Speaking during the Lioness Lean in Africa breakfast on Friday, Masisi said women entrepreneurs are remarkable engines of economic growth and job creation. “I believe women entrepreneurs hold incredible potential and credentials on the continent because Africa has the highest percentage of women entrepreneurs in the world.

It is projected that millions of much needed jobs will be created over the next decade and these will be created predominantly through small businesses which are mostly run by women,” said Masisi.She highlighted that women entrepreneurs are also the most powerful engine for equitably distributing growth and they are also solutions for addressing inequality on the continent.

“It is a proven fact that for many generations, women understand the simple concept of barter and commerce. These are the role models of our past and our present and they will continue to inspire new generations to do more for business to grow,” she said.

The Lioness Lean In Breakfast Series brings together inspirational and successful women entrepreneurs to share, inspire and connect with the next generation of great women-led start-ups.

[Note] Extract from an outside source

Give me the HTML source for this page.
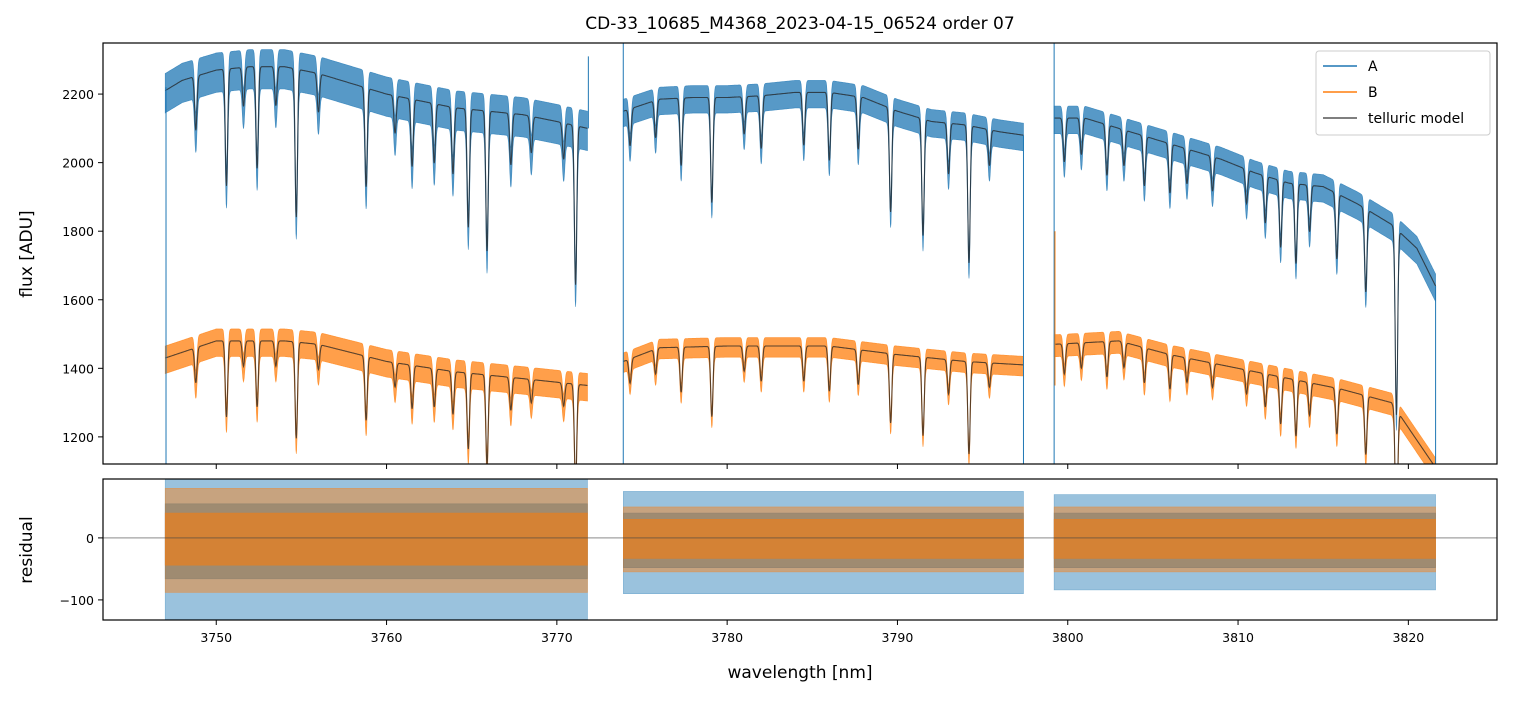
<!DOCTYPE html>
<html><head><meta charset="utf-8"><style>
body{margin:0;background:#fff;font-family:"Liberation Sans","DejaVu Sans",sans-serif}
svg text{font-family:"DejaVu Sans","Liberation Sans",sans-serif}
</style></head><body>
<svg id="c" width="1513" height="696" xmlns="http://www.w3.org/2000/svg">
<defs>
<clipPath id="ct"><rect x="103" y="43" width="1394" height="421"/></clipPath>
<clipPath id="cb"><rect x="103" y="479" width="1394" height="141"/></clipPath>
</defs>
<text x="800" y="29" text-anchor="middle" font-size="17">CD-33_10685_M4368_2023-04-15_06524  order 07</text>
<g id="topPanel"></g>
<g id="botPanel"></g>
<text x="800" y="678" text-anchor="middle" font-size="17">wavelength [nm]</text>
<text transform="translate(32,254) rotate(-90)" text-anchor="middle" font-size="17">flux [ADU]</text>
<text transform="translate(32,550) rotate(-90)" text-anchor="middle" font-size="17">residual</text>
<g id="legendG">
<rect x="1316" y="51" width="174" height="84" rx="3" fill="#fff" fill-opacity="0.85" stroke="#ccc"/>
<line x1="1323" y1="66" x2="1357" y2="66" stroke="#1f77b4" stroke-width="1.5"/><text x="1368" y="71" font-size="14">A</text>
<line x1="1323" y1="92" x2="1357" y2="92" stroke="#ff7f0e" stroke-width="1.5"/><text x="1368" y="97" font-size="14">B</text>
<line x1="1323" y1="118" x2="1357" y2="118" stroke="#555" stroke-width="1.5"/><text x="1368" y="123" font-size="14">telluric model</text>
</g>
</svg>
<script>
const segments=[[3747.0,3771.8],[3773.9,3797.4],[3799.2,3821.6]];
const contA_w=[3747,3748,3750,3752,3754,3756,3758,3760,3762,3764,3766,3768,3770,3771.8,3773.9,3776,3778,3780,3782,3784,3786,3788,3790,3792,3794,3796,3797.4,3799.2,3801,3803,3805,3807,3809,3811,3813,3815,3817,3819,3820.5,3821.6];
const contA_v=[2210,2240,2270,2280,2280,2260,2230,2200,2180,2160,2150,2140,2120,2100,2150,2185,2190,2190,2195,2205,2205,2190,2150,2120,2110,2090,2080,2130,2130,2100,2070,2040,2010,1970,1940,1930,1880,1820,1750,1640];
const contB_w=[3747,3750,3754,3756,3760,3764,3768,3771.8,3773.9,3776,3780,3786,3790,3794,3797.4,3799.2,3803,3806,3810,3813,3816,3819,3821.6];
const contB_v=[1430,1480,1480,1470,1420,1390,1370,1350,1420,1460,1465,1465,1440,1420,1410,1470,1480,1440,1400,1370,1340,1300,1110];
const lineCenters=[3748.8,3750.6,3751.6,3752.4,3753.5,3754.7,3756,3758.8,3760.5,3761.5,3762.8,3763.9,3764.8,3765.9,3767.3,3768.5,3770.4,3771.1,3774.3,3775.8,3777.3,3779.1,3781,3782,3784.5,3786,3787.7,3789.6,3791.5,3793,3794.2,3795.4,3799.8,3800.8,3802.3,3803.3,3804.5,3806,3807,3808.5,3810.5,3811.6,3812.5,3813.4,3814.2,3815.8,3817.5,3819.3];
const lineDepths=[0.07,0.15,0.05,0.13,0.05,0.19,0.05,0.13,0.05,0.09,0.08,0.09,0.16,0.19,0.07,0.05,0.05,0.22,0.05,0.05,0.09,0.14,0.05,0.07,0.07,0.09,0.07,0.14,0.16,0.07,0.19,0.05,0.06,0.05,0.07,0.05,0.07,0.07,0.05,0.05,0.05,0.07,0.1,0.12,0.07,0.1,0.13,0.3];
const noiseA=[50,35,35];
const noiseB=[35,25,28];
const residAOuter=[110,75,70];
const residACore=[55,40,40];
const residBOuter=[80,50,50];
const residBCore=[40,30,30];
const xTicks=[3750,3760,3770,3780,3790,3800,3810,3820];
const yTicks=[1200,1400,1600,1800,2000,2200];
const rTicks=[-100,0];

const X=w=>103+(w-3743.35)*17.03;
const Y=v=>43+(2349-v)*0.3428;
const R=v=>479+(95-v)*0.62;
const NS="http://www.w3.org/2000/svg";
function interp(ws,vs,w){if(w<=ws[0])return vs[0];for(let i=1;i<ws.length;i++){if(w<=ws[i]){const t=(w-ws[i-1])/(ws[i]-ws[i-1]);return vs[i-1]+t*(vs[i]-vs[i-1]);}}return vs[vs.length-1];}
function model(ws,vs,w){let c=interp(ws,vs,w),f=1;for(let i=0;i<lineCenters.length;i++){const d=w-lineCenters[i];if(Math.abs(d)<0.5)f*=1-lineDepths[i]*Math.exp(-d*d/(2*0.07*0.07));}return c*f;}
function el(t,a,p){const e=document.createElementNS(NS,t);for(const k in a)e.setAttribute(k,a[k]);p.appendChild(e);return e;}
const topG=document.getElementById('topPanel'),botG=document.getElementById('botPanel');
const gT=el('g',{'clip-path':'url(#ct)'},topG),gB=el('g',{'clip-path':'url(#cb)'},botG);
function band(g,fn,amp,color,op,name,lf){segments.forEach((s,si)=>{let up=[],lo=[];for(let w=s[0];w<=s[1]+1e-9;w+=0.02){const m=fn(w);up.push(X(w).toFixed(1)+','+fn.y(m+amp[si]).toFixed(1));lo.unshift(X(w).toFixed(1)+','+fn.y(m-amp[si]*lf).toFixed(1));}
const p=el('polygon',{points:up.concat(lo).join(' '),fill:color,'fill-opacity':op,stroke:color,'stroke-opacity':op,'stroke-width':0.6},g);

});}
function mline(g,fn,name){segments.forEach((s,si)=>{let pts=[];for(let w=s[0];w<=s[1]+1e-9;w+=0.02)pts.push(X(w).toFixed(1)+','+Y(fn(w)).toFixed(1));
const p=el('polyline',{points:pts.join(' '),fill:'none',stroke:'#222','stroke-opacity':0.75,'stroke-width':1.1},g);

});}
const fA=w=>model(contA_w,contA_v,w);fA.y=Y;
const fB=w=>model(contB_w,contB_v,w);fB.y=Y;
band(gT,fA,noiseA,'#1f77b4',0.75,'series-a',1.3);
band(gT,fB,noiseB,'#ff7f0e',0.75,'series-b',1.3);
mline(gT,fA,'telluric-model-a');mline(gT,fB,'telluric-model-b');
[[3747.05,1121,2220,'#1f77b4'],[3771.85,2100,2310,'#1f77b4'],[3773.9,1121,2349,'#1f77b4'],[3797.4,1121,2080,'#1f77b4'],[3799.2,1121,2349,'#1f77b4'],[3821.6,1121,1640,'#1f77b4'],[3799.25,1350,1800,'#ff7f0e']].forEach(s=>{const l=el('line',{x1:X(s[0]),x2:X(s[0]),y1:Y(s[1]),y2:Y(s[2]),stroke:s[3],'stroke-width':1},gT);

});
const zero=w=>0;zero.y=R;
band(gB,zero,residAOuter,'#1f77b4',0.45,'residual-a-outer',1.2);
band(gB,zero,residACore,'#1f77b4',0.6,'residual-a-core',1.2);
band(gB,zero,residBOuter,'#ff7f0e',0.45,'residual-b-outer',1.1);
band(gB,zero,residBCore,'#e57f22',0.75,'residual-b-core',1.1);
el('line',{x1:103,x2:1497,y1:R(0),y2:R(0),stroke:'#444','stroke-width':0.6},gB);
el('rect',{x:103,y:43,width:1394,height:421,fill:'none',stroke:'#000','stroke-width':1.2},topG);
el('rect',{x:103,y:479,width:1394,height:141,fill:'none',stroke:'#000','stroke-width':1.2},botG);
xTicks.forEach(t=>{const x=X(t);el('line',{x1:x,x2:x,y1:464,y2:469,stroke:'#000'},topG);el('line',{x1:x,x2:x,y1:620,y2:625,stroke:'#000'},botG);
const tx=el('text',{x:x,y:642,'text-anchor':'middle','font-size':12.5},botG);tx.textContent=t;

});
yTicks.forEach(t=>{const y=Y(t);el('line',{x1:98,x2:103,y1:y,y2:y,stroke:'#000'},topG);const tx=el('text',{x:94,y:y+5,'text-anchor':'end','font-size':12.5},topG);tx.textContent=t;

});
rTicks.forEach(t=>{const y=R(t);el('line',{x1:98,x2:103,y1:y,y2:y,stroke:'#000'},botG);const tx=el('text',{x:94,y:y+5,'text-anchor':'end','font-size':12.5},botG);tx.textContent=t===0?'0':'−100';

});
document.getElementById('c').appendChild(document.getElementById('legendG'));
</script>
</body></html>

The platform is based on a breakfast networking and speaker presentation format, which has been organized in locations across the African continent for the past year by Lionesses of Africa, empowering over one million women entrepreneurs across the continent.

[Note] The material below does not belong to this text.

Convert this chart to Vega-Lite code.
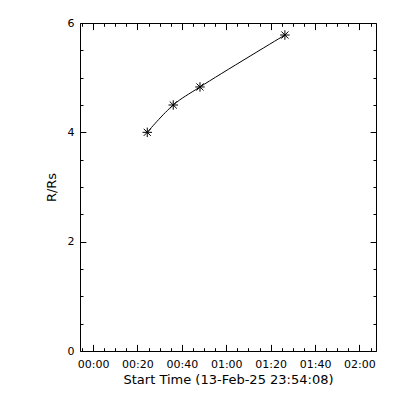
{
  "$schema": "https://vega.github.io/schema/vega-lite/v6.json",
  "width": 296,
  "height": 328,
  "autosize": "none",
  "padding": {"left": 80, "top": 23, "right": 24, "bottom": 49},
  "background": "white",
  "config": {
    "view": {"stroke": null},
    "axis": {
      "domainColor": "black", "tickColor": "black", "labelColor": "black", "titleColor": "black",
      "labelFont": "DejaVu Sans", "titleFont": "DejaVu Sans", "labelFontSize": 11, "titleFontSize": 13,
      "titleFontWeight": "normal", "grid": false, "domainWidth": 1, "tickWidth": 1, "labelOverlap": false, "labelFlush": false
    }
  },
  "data": {"values": [
    {"time": "2025-02-14T00:24:26Z", "r": 4.0},
    {"time": "2025-02-14T00:36:08Z", "r": 4.5},
    {"time": "2025-02-14T00:48:11Z", "r": 4.83},
    {"time": "2025-02-14T01:26:26Z", "r": 5.78}
  ]},
  "layer": [
    {
      "mark": {"type": "line", "interpolate": "catmull-rom", "color": "black", "strokeWidth": 1},
      "encoding": {
        "x": {"field": "time", "type": "temporal",
          "scale": {"type": "utc", "domain": [1739490848000, 1739498848000], "nice": false},
          "axis": {"orient": "bottom", "title": "Start Time (13-Feb-25 23:54:08)",
            "values": [1739490900000,1739491200000,1739491500000,1739491800000,1739492100000,1739492400000,1739492700000,1739493000000,1739493300000,1739493600000,1739493900000,1739494200000,1739494500000,1739494800000,1739495100000,1739495400000,1739495700000,1739496000000,1739496300000,1739496600000,1739496900000,1739497200000,1739497500000,1739497800000,1739498100000,1739498400000,1739498700000],
            "tickSize": {"condition": {"test": "utcminutes(datum.value) % 20 === 0", "value": -6.6}, "value": -3.3},
            "labelExpr": "utcminutes(datum.value) % 20 === 0 ? utcFormat(datum.value, '%H:%M') : ''",
            "labelPadding": 14, "titlePadding": 1}},
        "y": {"field": "r", "type": "quantitative",
          "scale": {"domain": [0, 6], "nice": false, "zero": true},
          "axis": {"orient": "left", "title": "R/Rs",
            "values": [0,0.5,1,1.5,2,2.5,3,3.5,4,4.5,5,5.5,6],
            "tickSize": {"condition": {"test": "datum.value % 2 === 0", "value": -5.9}, "value": -3},
            "labelExpr": "datum.value % 2 === 0 ? format(datum.value, 'd') : ''",
            "labelPadding": 12, "titlePadding": 8}}
      }
    },
    {
      "mark": {"type": "point", "shape": "M-1,0L1,0M0,-1L0,1M-0.75,-0.75L0.75,0.75M-0.75,0.75L0.75,-0.75", "size": 90, "filled": false, "color": "black", "strokeWidth": 1, "opacity": 1},
      "encoding": {
        "x": {"field": "time", "type": "temporal",
          "axis": {"orient": "top", "title": null, "labels": false,
            "values": [1739490900000,1739491200000,1739491500000,1739491800000,1739492100000,1739492400000,1739492700000,1739493000000,1739493300000,1739493600000,1739493900000,1739494200000,1739494500000,1739494800000,1739495100000,1739495400000,1739495700000,1739496000000,1739496300000,1739496600000,1739496900000,1739497200000,1739497500000,1739497800000,1739498100000,1739498400000,1739498700000],
            "tickSize": {"condition": {"test": "utcminutes(datum.value) % 20 === 0", "value": -6.6}, "value": -3.3}}},
        "y": {"field": "r", "type": "quantitative",
          "axis": {"orient": "right", "title": null, "labels": false,
            "values": [0,0.5,1,1.5,2,2.5,3,3.5,4,4.5,5,5.5,6],
            "tickSize": {"condition": {"test": "datum.value % 2 === 0", "value": -5.9}, "value": -3}}}
      }
    }
  ],
  "resolve": {"axis": {"x": "independent", "y": "independent"}}
}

Stanbic Bank Botswana Head of Personal Markets, Omphemetse Dube said they are pleased to bring the Lionesses of Africa Lean In platform to Botswana once again to bring together women entrepreneurs in the country and help to nurture their growth further.

“Botswana is blessed with a number of thriving female entrepreneurs, and the potential for the next generation of talent is strong. Platforms such as this are therefore paramount in growing the cause and we as a bank are proud to help champion that movement further,” said Dube.

Founder and CEO of Lionesses of Africa,Melanie Hawken noted that Gaborone is a growing and exciting centre for women’s entrepreneurship in Africa. “This is a must-attend event for women entrepreneurs in the country as it gives them the opportunity to hear the inspiring entrepreneurial stories of women who are building great businesses here,” she said.

The annual Lionesses of Africa event allows entrepreneurs to benefit from the insights and advice of women entrepreneurs who have seen and experienced it all and to also provide an excellent opportunity for networking.